En un país donde entre el 80 y el 90 por ciento de la población es budista, se trata de la única institución capaz de hacer algún contrapeso al Ejército y se calcula que existen unos 400.000 monjes, un número cercano al de los soldados. El papel de los monjes no se ha limitado al plano espiritual. También han ejercido el activismo político, desde las protestas contra el régimen colonial británico, en 1930, hasta las manifestaciones de 1988. Pero en esta ocasión estaban a la vanguardia, de ahí que muchos hablaran de 'la revolución azafrán' por cuenta del color de las túnicas de los religiosos. Las pagodas se convirtieron en el lugar de reunión de los manifestantes y los monjes se negaron a recibir las donaciones de los militares. En la cultura budista, la limosna cumple un papel muy importante y ese gesto equivale a una excomunión en la Iglesia Católica.

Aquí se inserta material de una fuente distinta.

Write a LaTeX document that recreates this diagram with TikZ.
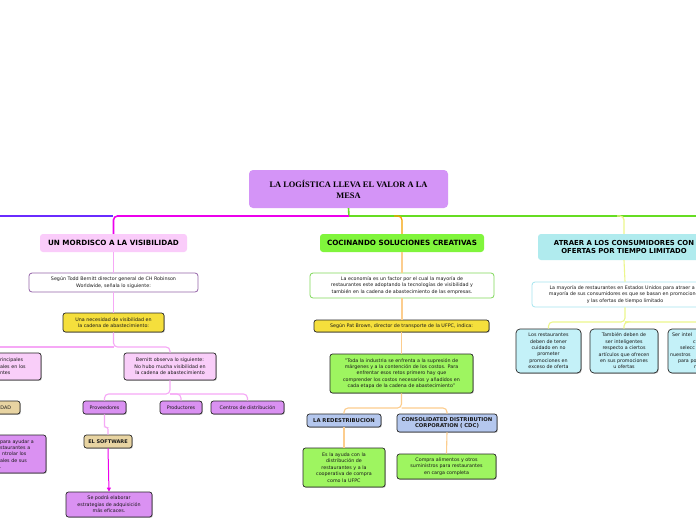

Las dimensiones y las consecuencias de la represión aún son inciertas. Los manifestantes han mostrado coraje y determinación, pero nada garantiza que no sean aplastados. El tiempo del cambio llegará en algún momento a Myanmar, pero nadie sabe cuánta sangre correrá antes de que eso ocurra. "La era de la impunidad ha muerto", advirtió John Sawers, el embajador británico, durante las discusiones en la ONU. Ojalá sus palabras no se queden en retórica diplomática.